To receive full credit, make sure your answers obey the following rules:

  • The predicates in your queries should correspond to the English descriptions. For example, if a question asks you to find flights by Alaska Airlines Inc., your query should include a predicate that checks for the name (Alaska Airlines Inc.) as opposed to checking for the matching carrier ID. Likewise for predicates over months, weekdays, etc. — use names not IDs.
  • If a query uses a GROUP BY clause, make sure that all attributes in your SELECT clause for that query are either grouping keys or aggregate values. SQLite will let you select other attributes, but such queries are illegal in SQL and other database systems would reject them.

Questions

For each question below, write a SQL query to find the answer. As a hint, after each question, we provided the number of rows that should be in your answer (written between [ ] brackets after the question).

  1. Find the distinct flight numbers of all flights from Seattle to Boston by Alaska Airlines Inc. on Mondays. Also notice that, in the database, the city names include the state. So Seattle appears as Seattle WA. [3 rows]
  2. Find all flights from Seattle to Boston on July 15th 2015. Search only for itineraries that have one stop. Both legs of the flight must have occurred on the same day and must be with the same carrier. The total flight time (actual_time) of the entire itinerary should be less than 7 hours (but notice that actual_time is in minutes). For each itinerary, the query should return the name of the carrier, the first flight number, the origin and destination of that first flight, the flight time, the second flight number, the origin and destination of the second flight, the second flight time, and finally the total flight time. [488 rows]

    Also, put the first 20 rows of your result right after your query as a comment.

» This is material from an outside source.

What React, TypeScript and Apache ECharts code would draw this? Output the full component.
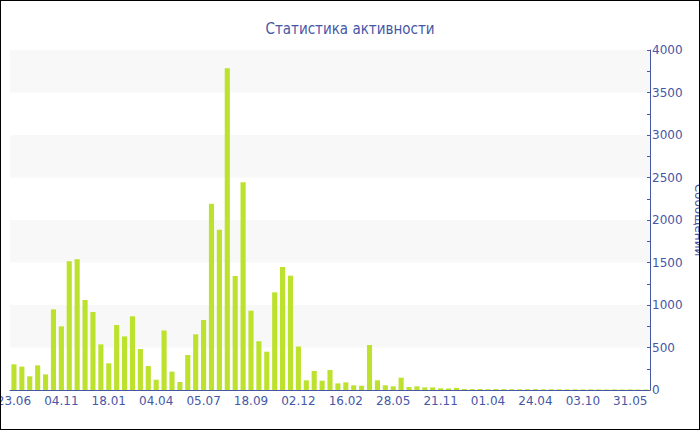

  3. Find the day of the week with the longest average arrival delay. Return the name of the day and the average delay. [1 row]
  4. Find the names of all airlines that ever flew more than 1000 flights in one day. Return only the names. Do not return any duplicates. [11 rows]
  5. Find all airlines that had more than 0.5 percent of their flights out of Seattle be canceled. Return the name of the airline and the percentage of canceled flight out of Seattle. Order the results by the percentage of canceled flights in ascending order. [6 rows]

Be sure to save all files you create during this homework: you will need them in later homeworks.